I have suffered from migraines since I was around eleven years old, if you can think of a classic trigger (other than chocolate) I have suffered a migraine triggered by that. Being depressed gives me a migraine that I generally need a day in bed to control. So I did miss quite a bit of work with migraines, and once or twice had bad days at work which led to melt downs at work. I don’t think that my colleagues really knew how to deal with that sort of thing.

I was also beginning to drown in debt. When I went to Chile I got my daily maximum out at the bank, and then I repeated the withdrawal from a cash point. Allowing me to get more money than I had to withdraw. After I got back from Chile I eventually got that sorted out, but it started a trend where I’d borrow money now, pay it back later (when I got paid). So every month I’d get closer and closer to the point where I couldn’t pay for everything this month because I spent it last month.

Eventually I took out a loan to cover these issues, I think my first loan was for £800, it gave me £400 to pay off my overdraft and £400 to spend… probably on computer bits. Needless to say I failed to pay off the loan, then I got another loan to pay off the first… and so on…

At it’s worst my debt reached about £17,000. Not very much in comparison to some debts you hear about today – I’ve heard of people who owe that much just on credit cards. But for me a near insurmountable iceberg of debt. I didn’t dare use my personal phone because every incoming call was a debt collector looking for their money.

The pressures built up and then due in part to witnessing bad behaviour at work I got sacked for me own bad behaviour. I broke the rules, doing something I knew was wrong – illegal even, I’m pretty lucky I was only sacked. But it dealt a blow to my already fragile psyche. Actually I got a new job about three days after I left Computer Exchange, hated that new job, completely soulless. I think I lasted three months (if that). Then I got a job at one of the places I had wanted to work at since I was a kid.

I think I lasted there about the same amount of time, eventually they had to ring my parents to find out what had happened to me as I had a mental breakdown and retreated to my bed. Lets put it this way, a job building computers was what I wanted, a job selling computers – often cold calling or trying to get previous customers interested in the latest stuff was not something I will ever be good at.

~@~

So I moved back in with my parents, and I have been here ever since. I left Computer Exchange in ~2003-4 (I think), so 21-22 years ago. I then fell into the black pit of deep depression, I was medicated for much of that and honestly given the depth of my feelings now, I don’t know how I survived.

Took my 18 years to throw off the worst of it and I still have bad days (or weeks, or months).
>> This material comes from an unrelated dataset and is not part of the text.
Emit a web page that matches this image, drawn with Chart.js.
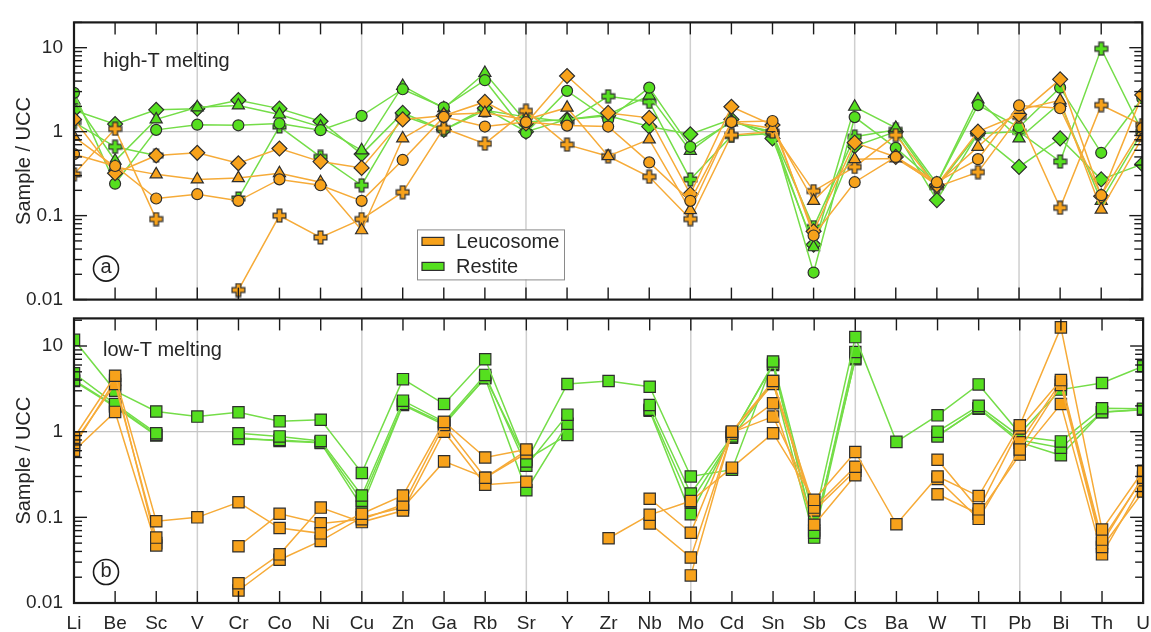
<!DOCTYPE html>
<html>
<head>
<meta charset="utf-8">
<script src="https://cdn.jsdelivr.net/npm/chart.js@4.4.0/dist/chart.umd.min.js"></script>
<style>
  html, body { margin: 0; padding: 0; background: #fff; }
  #wrap { position: relative; width: 1151px; height: 632px; overflow: hidden; }
  #chartA { position: absolute; left: 0; top: 0; }
  #chartB { position: absolute; left: 0; top: 296px; }
</style>
</head>
<body>
<div id="wrap">
  <canvas id="chartA" width="1151" height="322"></canvas>
  <canvas id="chartB" width="1159" height="336"></canvas>
</div>
<script>
const ELEMENTS = ['Li', 'Be', 'Sc', 'V', 'Cr', 'Co', 'Ni', 'Cu', 'Zn', 'Ga', 'Rb', 'Sr', 'Y', 'Zr',
  'Nb', 'Mo', 'Cd', 'Sn', 'Sb', 'Cs', 'Ba', 'W', 'Tl', 'Pb', 'Bi', 'Th', 'U'];
const GRID_ELEMENTS = ['V', 'Cu', 'Sr', 'Mo', 'Cs', 'Pb'];

// (a) high-T melting, one leucosome/restite pair per marker shape
const HT_LEU_CIRCLE   = [0.54, 0.39, 0.16, 0.18, 0.15, 0.27, 0.23, 0.15, 0.46, 1.5, 1.15, 1.3, 1.18, 1.15, 0.43, 0.15, 1.3, 1.34, 0.058, 0.25, 0.5, 0.25, 0.47, 2.05, 1.9, 0.175, 1.1];
const HT_LEU_TRIANGLE = [0.87, 0.38, 0.31, 0.27, 0.28, 0.32, 0.25, 0.067, 0.83, 1.6, 1.67, 1.4, 1.93, 0.51, 0.81, 0.116, 1.29, 1.1, 0.15, 0.47, 0.48, 0.24, 0.66, 1.82, 2.36, 0.118, 0.85];
const HT_LEU_DIAMOND  = [1.4, 0.32, 0.52, 0.56, 0.42, 0.63, 0.44, 0.37, 1.4, 1.55, 2.26, 1.25, 4.6, 1.67, 1.46, 0.18, 1.98, 1.2, 0.065, 0.74, 0.5, 0.23, 1.0, 1.6, 4.2, 0.17, 2.74];
const HT_LEU_CROSS    = [0.31, 1.08, 0.091, null, 0.013, 0.1, 0.055, 0.091, 0.19, 1.1, 0.72, 1.77, 0.7, 0.51, 0.29, 0.091, 0.91, 1.0, 0.196, 0.38, 0.91, 0.22, 0.33, 1.5, 0.124, 2.07, 1.2];
const HT_RES_CIRCLE   = [2.9, 0.24, 1.05, 1.21, 1.19, 1.25, 1.04, 1.54, 3.2, 1.95, 4.1, 0.97, 3.06, 1.4, 3.34, 0.66, 1.3, 1.0, 0.021, 1.49, 0.64, 0.24, 2.07, 1.13, 3.34, 0.56, 2.5];
const HT_RES_TRIANGLE = [2.36, 0.45, 1.4, 1.95, 2.05, 1.6, 1.14, 0.6, 3.5, 1.9, 5.0, 1.3, 1.4, 1.6, 2.69, 0.59, 1.35, 0.95, 0.042, 1.98, 1.11, 0.24, 2.42, 0.83, 2.2, 0.15, 1.0];
const HT_RES_DIAMOND  = [1.8, 1.23, 1.82, 1.88, 2.37, 1.88, 1.33, 0.54, 1.67, 1.05, 1.9, 1.0, 1.4, 1.55, 1.15, 0.93, 1.4, 0.83, 0.045, 0.67, 1.0, 0.153, 0.95, 0.38, 0.83, 0.27, 0.41];
const HT_RES_CROSS    = [1.3, 0.66, 0.52, null, 0.16, 1.15, 0.5, 0.23, 1.55, 1.05, 1.8, 1.5, 1.3, 2.64, 2.26, 0.27, 0.89, 0.95, 0.073, 0.87, 1.05, 0.22, 0.95, 1.0, 0.44, 9.7, 1.0];

// (b) low-T melting, square markers
const LT_LEU_1 = [0.85, 4.5, 0.09, 0.1, 0.15, 0.075, 0.065, 0.11, 0.18, 1.3, 0.5, 0.62, null, 0.057, 0.107, 0.155, 0.38, 0.96, 0.16, 0.58, 0.083, 0.3, 0.177, 1.19, 16.5, 0.072, 0.35];
const LT_LEU_2 = [0.74, 3.6, 0.058, null, 0.046, 0.11, 0.085, 0.095, 0.14, 1.2, 0.29, 0.56, null, null, 0.165, 0.066, 1.0, 3.9, 0.13, 0.39, null, 0.47, 0.124, 1.09, 4.0, 0.055, 0.29];
const LT_LEU_3 = [0.6, 1.7, 0.047, null, 0.017, 0.037, 0.13, 0.088, 0.12, 1.0, 0.24, 0.26, null, null, 0.085, 0.034, 0.95, 2.15, 0.082, 0.31, null, 0.28, 0.096, 0.62, 3.5, 0.045, 0.2];
const LT_LEU_4 = [0.68, 4.0, 0.05, null, 0.014, 0.032, 0.053, 0.1, 0.13, 0.45, 0.29, 0.6, null, null, null, 0.021, 1.0, 3.6, 0.12, 0.35, null, 0.186, 0.11, 0.54, 2.1, 0.037, 0.25];
const LT_LEU_5 = [null, null, null, null, null, null, null, null, null, null, null, null, null, null, null, null, 0.98, 1.5, 0.15, null, null, null, null, 0.75, 3.8, 0.05, 0.3];
const LT_RES_1 = [11.8, 3.0, 1.72, 1.5, 1.68, 1.32, 1.38, 0.33, 4.1, 2.1, 7.0, 0.45, 3.6, 3.9, 3.35, 0.3, 0.36, 6.6, 0.094, 12.7, 0.76, 1.55, 3.56, 0.95, 3.1, 3.7, 5.8];
const LT_RES_2 = [4.8, 2.1, 0.96, null, 0.96, 0.88, 0.78, 0.18, 2.3, 1.3, 4.6, 0.4, 1.58, null, 2.05, 0.19, 0.88, 6.2, 0.066, 8.5, null, 1.0, 2.0, 0.88, 0.77, 1.88, 1.85];
const LT_RES_3 = [4.0, 2.0, 0.92, null, 0.82, 0.8, 0.75, 0.156, 2.1, 1.25, 4.2, 0.207, 1.24, null, 1.8, 0.15, 0.85, 3.9, 0.058, 7.2, null, 0.88, 1.88, 0.8, 0.65, 1.69, 1.8];
const LT_RES_4 = [3.9, 1.95, 0.9, null, 0.85, 0.78, 0.74, 0.133, 2.05, 1.2, 4.3, 0.47, 0.916, null, 1.75, 0.109, 0.9, 6.0, 0.07, 7.0, null, 0.9, 1.85, 0.75, 0.53, 1.7, 1.82];

const ORANGE = '#f7a21b';
const GREEN = '#55df1f';
const ORANGE_LINE = '#f6ab38';
const GREEN_LINE = '#74dd48';
const EDGE = '#2e2e2e';
const FONT = "'Liberation Sans', Arial, sans-serif";
const TEXT = '#262626';

let plusImage = (fill) => {
  let c = document.createElement('canvas');
  c.width = 15; c.height = 15;
  let g = c.getContext('2d');
  let a = 2.4, b = 6.4;
  g.translate(7.5, 7.5);
  g.beginPath();
  g.moveTo(-a, -b); g.lineTo(a, -b); g.lineTo(a, -a); g.lineTo(b, -a);
  g.lineTo(b, a); g.lineTo(a, a); g.lineTo(a, b); g.lineTo(-a, b);
  g.lineTo(-a, a); g.lineTo(-b, a); g.lineTo(-b, -a); g.lineTo(-a, -a);
  g.closePath();
  g.fillStyle = fill; g.fill();
  g.lineWidth = 1.2; g.strokeStyle = EDGE; g.stroke();
  return c;
};
const PLUS_ORANGE = plusImage(ORANGE);
const PLUS_GREEN = plusImage(GREEN);

let series = (data, leuco, style, radius) => ({
  data: data,
  borderColor: leuco ? ORANGE_LINE : GREEN_LINE,
  borderWidth: 1.5,
  backgroundColor: leuco ? ORANGE : GREEN,
  pointBackgroundColor: leuco ? ORANGE : GREEN,
  pointBorderColor: EDGE,
  pointBorderWidth: 1.2,
  pointStyle: style,
  pointRadius: radius,
  tension: 0,
  spanGaps: false,
  clip: 0
});

let isDecade = (v) => {
  let l = Math.log10(v);
  return Math.abs(l - Math.round(l)) < 1e-6;
};

let line = (ctx, x1, y1, x2, y2) => {
  ctx.beginPath(); ctx.moveTo(x1, y1); ctx.lineTo(x2, y2); ctx.stroke();
};

const decor = {
  id: 'decor',
  beforeDraw(chart, args, opts) {
    if (opts.whiteBelow) {
      let ctx = chart.ctx;
      ctx.save();
      ctx.fillStyle = '#fff';
      ctx.fillRect(0, chart.chartArea.top - 1, chart.width, chart.height);
      ctx.restore();
    }
  },
  beforeDatasetsDraw(chart) {
    let {ctx, chartArea: a, scales: {x, y}} = chart;
    ctx.save();
    ctx.strokeStyle = '#cfcfcf';
    ctx.lineWidth = 1.5;
    GRID_ELEMENTS.forEach((el) => {
      let px = x.getPixelForValue(ELEMENTS.indexOf(el));
      line(ctx, px, a.top, px, a.bottom);
    });
    ctx.strokeStyle = '#c4c4c4';
    ctx.lineWidth = 1.2;
    let p1 = y.getPixelForValue(1);
    line(ctx, a.left, p1, a.right, p1);
    ctx.restore();
  },
  afterDraw(chart, args, opts) {
    let {ctx, chartArea: a, scales: {x, y}} = chart;
    ctx.save();
    ctx.strokeStyle = '#1a1a1a';
    ctx.lineWidth = 1.4;
    ELEMENTS.forEach((el, i) => {
      let px = x.getPixelForValue(i);
      line(ctx, px, a.top, px, a.top + 12);
      line(ctx, px, a.bottom, px, a.bottom - 12);
    });
    for (let d = 0.01; d < 100; d *= 10) {
      for (let m = 1; m < 10; m++) {
        let v = d * m;
        if (v < y.min * 0.999 || v > y.max) continue;
        let py = y.getPixelForValue(v);
        let len = m === 1 ? 13 : 8;
        line(ctx, a.left, py, a.left + len, py);
        line(ctx, a.right, py, a.right - len, py);
      }
    }
    ctx.lineWidth = 2.2;
    ctx.strokeRect(a.left, a.top, a.right - a.left, a.bottom - a.top);

    ctx.fillStyle = TEXT;
    ctx.font = '20px ' + FONT;
    ctx.textAlign = 'left';
    ctx.textBaseline = 'alphabetic';
    ctx.fillText(opts.title, a.left + 29, a.top + opts.titleOffset);

    let cx = a.left + 32, cy = a.bottom - 31;
    ctx.lineWidth = 1.6;
    ctx.beginPath(); ctx.arc(cx, cy, 12.5, 0, Math.PI * 2); ctx.stroke();
    ctx.textAlign = 'center';
    ctx.textBaseline = 'middle';
    ctx.fillText(opts.letter, cx, cy - 1);

    if (opts.legend) {
      let lx = a.left + 343, ly = a.top + 207;
      ctx.fillStyle = '#fff';
      ctx.fillRect(lx, ly, 147, 50);
      ctx.strokeStyle = '#8a8a8a';
      ctx.lineWidth = 1;
      ctx.strokeRect(lx + 0.5, ly + 0.5, 147, 50);
      [['Leucosome', ORANGE], ['Restite', GREEN]].forEach(([label, color], i) => {
        let ry = ly + 12 + i * 25;
        ctx.fillStyle = color;
        ctx.fillRect(lx + 5, ry - 4, 22, 8);
        ctx.strokeStyle = EDGE;
        ctx.lineWidth = 1.2;
        ctx.strokeRect(lx + 5, ry - 4, 22, 8);
        ctx.fillStyle = TEXT;
        ctx.textAlign = 'left';
        ctx.textBaseline = 'middle';
        ctx.fillText(label, lx + 39, ry + 1);
      });
    }
    ctx.restore();
  }
};

let makeOptions = (maxY, showX, decorOpts, padding) => ({
  responsive: false,
  animation: false,
  layout: {padding: padding},
  plugins: {legend: {display: false}, tooltip: {enabled: false}, decor: decorOpts},
  scales: {
    x: {
      type: 'category',
      offset: false,
      grid: {display: false, drawTicks: false},
      border: {display: false},
      ticks: {
        display: showX, autoSkip: false, maxRotation: 0, padding: 9,
        color: TEXT, font: {family: FONT, size: 19}
      },
      afterFit: (scale) => { scale.height = showX ? 29 : 0; }
    },
    y: {
      type: 'logarithmic',
      min: 0.01,
      max: maxY,
      grid: {display: false, drawTicks: false},
      border: {display: false},
      ticks: {
        autoSkip: false, padding: 11, color: TEXT, font: {family: FONT, size: 19},
        callback: (v) => {
          if (!isDecade(v)) return '';
          return v >= 1 ? String(Math.round(v)) : v.toFixed(-Math.round(Math.log10(v)));
        }
      },
      afterFit: (scale) => { scale.width = 74; },
      title: {
        display: true, text: 'Sample / UCC', color: TEXT,
        font: {family: FONT, size: 20}, padding: {top: 12, bottom: 0}
      }
    }
  }
});

new Chart(document.getElementById('chartA'), {
  type: 'line',
  data: {
    labels: ELEMENTS,
    datasets: [
      series(HT_LEU_CIRCLE, true, 'circle', 5.5),
      series(HT_LEU_TRIANGLE, true, 'triangle', 7),
      series(HT_LEU_DIAMOND, true, 'rectRot', 7.5),
      series(HT_LEU_CROSS, true, PLUS_ORANGE, 6),
      series(HT_RES_CIRCLE, false, 'circle', 5.5),
      series(HT_RES_TRIANGLE, false, 'triangle', 7),
      series(HT_RES_DIAMOND, false, 'rectRot', 7.5),
      series(HT_RES_CROSS, false, PLUS_GREEN, 6)
    ]
  },
  options: makeOptions(20, false,
    {title: 'high-T melting', titleOffset: 45, letter: 'a', legend: true},
    {left: 0, right: 8, top: 14, bottom: 17}),
  plugins: [decor]
});

// the last tick label needs half its width plus padding on the right,
// so this canvas runs a little past the page edge to keep both frames aligned
new Chart(document.getElementById('chartB'), {
  type: 'line',
  data: {
    labels: ELEMENTS,
    datasets: [
      series(LT_LEU_1, true, 'rect', 8),
      series(LT_LEU_2, true, 'rect', 8),
      series(LT_LEU_3, true, 'rect', 8),
      series(LT_LEU_4, true, 'rect', 8),
      series(LT_LEU_5, true, 'rect', 8),
      series(LT_RES_1, false, 'rect', 8),
      series(LT_RES_2, false, 'rect', 8),
      series(LT_RES_3, false, 'rect', 8),
      series(LT_RES_4, false, 'rect', 8)
    ]
  },
  options: makeOptions(21, true,
    {title: 'low-T melting', titleOffset: 38, letter: 'b', legend: false, whiteBelow: true},
    {left: 0, right: 0, top: 15, bottom: 0}),
  plugins: [decor]
});
</script>
</body>
</html>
Getting Stanley in 2021/22 was a massive change, suddenly I have to take him out every day. I did an immense amount of walking in ’22. But 2023 was back to not feeling comfortable going out, I stopped doing 10+ mile walks at least every week and only managed to do that a couple of times over the year.

Then in 2024 I started cycling again and while that was much better than walking and I did get out more and do a greater distance I still struggled. Today nearing the end of 2025, I find that having the bike – especially the eBike – has improved my mental health a large amount. And yet today all I want to do is go back to bed and cry.

But none of the things that led me to the depression in the first place have changed. I am still struggling with social situations and loneliness. I still feel very uncomfortable in myself – feeling that the body I have is not right. And while I have made efforts to change it at some level and certainly getting rid of my libido has made a massive difference. I still don’t fit. And while I am far better at managing my money these days, when I run out of cash at the end of the month I am definitely less happy then when I know I can spend some.

At this point I don’t think any of this is fixable and I’m scared that I will just have to live the rest of my life knowing that none of it will change. That exit clause is sadly still looking pretty good.